- REQUIRED WORK
Retype the data that follows line by line, exactly, and leave its pictures out.

* START *

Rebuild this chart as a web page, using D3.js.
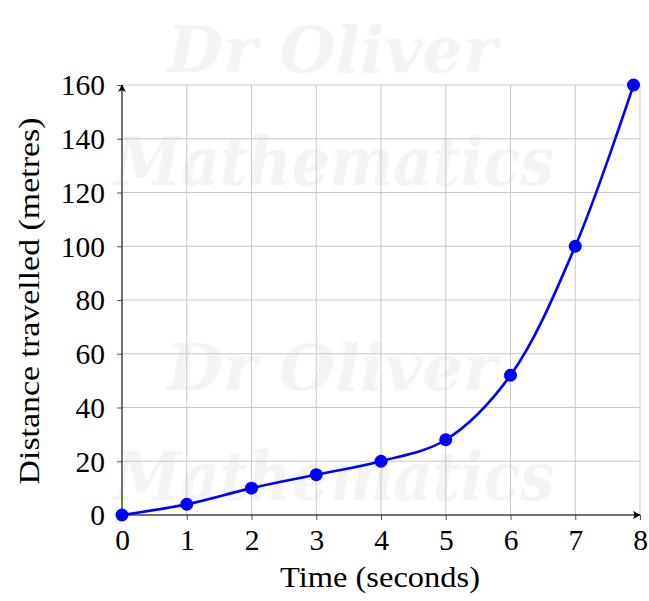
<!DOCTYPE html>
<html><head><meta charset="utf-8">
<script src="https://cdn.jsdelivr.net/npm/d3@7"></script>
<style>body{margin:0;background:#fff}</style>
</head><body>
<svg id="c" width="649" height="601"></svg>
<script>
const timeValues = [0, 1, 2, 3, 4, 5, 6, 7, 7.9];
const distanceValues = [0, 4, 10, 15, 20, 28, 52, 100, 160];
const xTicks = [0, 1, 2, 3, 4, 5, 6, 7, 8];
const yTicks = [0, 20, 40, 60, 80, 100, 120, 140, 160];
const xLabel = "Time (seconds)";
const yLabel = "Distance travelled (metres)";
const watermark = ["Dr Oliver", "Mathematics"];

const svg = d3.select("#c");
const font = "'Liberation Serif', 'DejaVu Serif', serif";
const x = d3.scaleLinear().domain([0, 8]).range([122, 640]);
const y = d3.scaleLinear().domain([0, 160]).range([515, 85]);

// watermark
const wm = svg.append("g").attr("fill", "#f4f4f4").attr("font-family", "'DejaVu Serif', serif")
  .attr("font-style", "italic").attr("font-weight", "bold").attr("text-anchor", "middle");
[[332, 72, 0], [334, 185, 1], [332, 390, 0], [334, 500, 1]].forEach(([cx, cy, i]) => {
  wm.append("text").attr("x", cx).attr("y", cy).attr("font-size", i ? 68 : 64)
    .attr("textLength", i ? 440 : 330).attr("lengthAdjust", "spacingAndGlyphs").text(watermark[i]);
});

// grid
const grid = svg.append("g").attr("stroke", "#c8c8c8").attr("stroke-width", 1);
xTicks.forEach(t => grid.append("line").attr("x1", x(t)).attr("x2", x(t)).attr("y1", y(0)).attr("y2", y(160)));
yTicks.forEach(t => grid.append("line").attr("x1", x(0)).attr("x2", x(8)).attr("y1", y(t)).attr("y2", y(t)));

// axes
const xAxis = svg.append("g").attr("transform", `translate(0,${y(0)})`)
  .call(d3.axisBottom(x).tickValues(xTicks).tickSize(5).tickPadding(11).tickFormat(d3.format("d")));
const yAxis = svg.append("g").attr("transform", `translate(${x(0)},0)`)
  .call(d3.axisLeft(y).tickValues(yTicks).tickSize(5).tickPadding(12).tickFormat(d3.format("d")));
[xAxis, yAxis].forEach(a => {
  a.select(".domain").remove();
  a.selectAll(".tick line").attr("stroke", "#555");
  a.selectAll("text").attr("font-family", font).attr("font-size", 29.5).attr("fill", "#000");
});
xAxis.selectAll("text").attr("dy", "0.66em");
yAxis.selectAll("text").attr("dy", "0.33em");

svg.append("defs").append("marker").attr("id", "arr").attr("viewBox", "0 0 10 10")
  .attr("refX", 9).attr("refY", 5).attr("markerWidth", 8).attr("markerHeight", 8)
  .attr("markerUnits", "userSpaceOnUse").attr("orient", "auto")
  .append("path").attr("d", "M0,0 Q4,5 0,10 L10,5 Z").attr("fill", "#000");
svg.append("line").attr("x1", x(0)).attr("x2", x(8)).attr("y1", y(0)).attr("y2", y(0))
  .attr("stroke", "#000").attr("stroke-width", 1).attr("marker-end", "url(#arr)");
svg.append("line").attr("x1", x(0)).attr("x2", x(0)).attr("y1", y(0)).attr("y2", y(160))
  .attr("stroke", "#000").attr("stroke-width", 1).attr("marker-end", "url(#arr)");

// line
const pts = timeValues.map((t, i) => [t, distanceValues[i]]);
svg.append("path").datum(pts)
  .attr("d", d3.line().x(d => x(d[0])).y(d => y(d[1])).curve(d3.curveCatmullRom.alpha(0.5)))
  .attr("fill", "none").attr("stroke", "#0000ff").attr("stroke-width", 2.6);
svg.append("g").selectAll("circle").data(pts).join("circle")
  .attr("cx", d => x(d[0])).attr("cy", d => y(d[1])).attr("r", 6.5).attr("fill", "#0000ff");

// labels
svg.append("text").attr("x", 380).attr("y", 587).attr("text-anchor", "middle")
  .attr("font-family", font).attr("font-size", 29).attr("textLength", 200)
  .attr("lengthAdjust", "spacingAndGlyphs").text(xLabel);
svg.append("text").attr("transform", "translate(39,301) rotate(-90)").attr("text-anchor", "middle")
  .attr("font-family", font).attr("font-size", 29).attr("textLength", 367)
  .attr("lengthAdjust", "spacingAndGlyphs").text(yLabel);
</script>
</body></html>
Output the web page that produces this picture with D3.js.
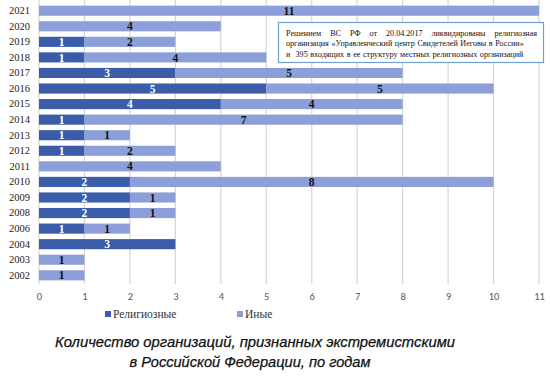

* END *

- SOLUTION BELOW
Rebuild this chart as a web page, using D3.js.
<!DOCTYPE html>
<html><head><meta charset="utf-8">
<script src="https://cdn.jsdelivr.net/npm/d3@7"></script>
<style>body{margin:0;background:#fff}</style>
</head><body>
<svg id="c" width="649" height="601"></svg>
<script>
const timeValues = [0, 1, 2, 3, 4, 5, 6, 7, 7.9];
const distanceValues = [0, 4, 10, 15, 20, 28, 52, 100, 160];
const xTicks = [0, 1, 2, 3, 4, 5, 6, 7, 8];
const yTicks = [0, 20, 40, 60, 80, 100, 120, 140, 160];
const xLabel = "Time (seconds)";
const yLabel = "Distance travelled (metres)";
const watermark = ["Dr Oliver", "Mathematics"];

const svg = d3.select("#c");
const font = "'Liberation Serif', 'DejaVu Serif', serif";
const x = d3.scaleLinear().domain([0, 8]).range([122, 640]);
const y = d3.scaleLinear().domain([0, 160]).range([515, 85]);

// watermark
const wm = svg.append("g").attr("fill", "#f4f4f4").attr("font-family", "'DejaVu Serif', serif")
  .attr("font-style", "italic").attr("font-weight", "bold").attr("text-anchor", "middle");
[[332, 72, 0], [334, 185, 1], [332, 390, 0], [334, 500, 1]].forEach(([cx, cy, i]) => {
  wm.append("text").attr("x", cx).attr("y", cy).attr("font-size", i ? 68 : 64)
    .attr("textLength", i ? 440 : 330).attr("lengthAdjust", "spacingAndGlyphs").text(watermark[i]);
});

// grid
const grid = svg.append("g").attr("stroke", "#c8c8c8").attr("stroke-width", 1);
xTicks.forEach(t => grid.append("line").attr("x1", x(t)).attr("x2", x(t)).attr("y1", y(0)).attr("y2", y(160)));
yTicks.forEach(t => grid.append("line").attr("x1", x(0)).attr("x2", x(8)).attr("y1", y(t)).attr("y2", y(t)));

// axes
const xAxis = svg.append("g").attr("transform", `translate(0,${y(0)})`)
  .call(d3.axisBottom(x).tickValues(xTicks).tickSize(5).tickPadding(11).tickFormat(d3.format("d")));
const yAxis = svg.append("g").attr("transform", `translate(${x(0)},0)`)
  .call(d3.axisLeft(y).tickValues(yTicks).tickSize(5).tickPadding(12).tickFormat(d3.format("d")));
[xAxis, yAxis].forEach(a => {
  a.select(".domain").remove();
  a.selectAll(".tick line").attr("stroke", "#555");
  a.selectAll("text").attr("font-family", font).attr("font-size", 29.5).attr("fill", "#000");
});
xAxis.selectAll("text").attr("dy", "0.66em");
yAxis.selectAll("text").attr("dy", "0.33em");

svg.append("defs").append("marker").attr("id", "arr").attr("viewBox", "0 0 10 10")
  .attr("refX", 9).attr("refY", 5).attr("markerWidth", 8).attr("markerHeight", 8)
  .attr("markerUnits", "userSpaceOnUse").attr("orient", "auto")
  .append("path").attr("d", "M0,0 Q4,5 0,10 L10,5 Z").attr("fill", "#000");
svg.append("line").attr("x1", x(0)).attr("x2", x(8)).attr("y1", y(0)).attr("y2", y(0))
  .attr("stroke", "#000").attr("stroke-width", 1).attr("marker-end", "url(#arr)");
svg.append("line").attr("x1", x(0)).attr("x2", x(0)).attr("y1", y(0)).attr("y2", y(160))
  .attr("stroke", "#000").attr("stroke-width", 1).attr("marker-end", "url(#arr)");

// line
const pts = timeValues.map((t, i) => [t, distanceValues[i]]);
svg.append("path").datum(pts)
  .attr("d", d3.line().x(d => x(d[0])).y(d => y(d[1])).curve(d3.curveCatmullRom.alpha(0.5)))
  .attr("fill", "none").attr("stroke", "#0000ff").attr("stroke-width", 2.6);
svg.append("g").selectAll("circle").data(pts).join("circle")
  .attr("cx", d => x(d[0])).attr("cy", d => y(d[1])).attr("r", 6.5).attr("fill", "#0000ff");

// labels
svg.append("text").attr("x", 380).attr("y", 587).attr("text-anchor", "middle")
  .attr("font-family", font).attr("font-size", 29).attr("textLength", 200)
  .attr("lengthAdjust", "spacingAndGlyphs").text(xLabel);
svg.append("text").attr("transform", "translate(39,301) rotate(-90)").attr("text-anchor", "middle")
  .attr("font-family", font).attr("font-size", 29).attr("textLength", 367)
  .attr("lengthAdjust", "spacingAndGlyphs").text(yLabel);
</script>
</body></html>
Output the web page that produces this picture with D3.js.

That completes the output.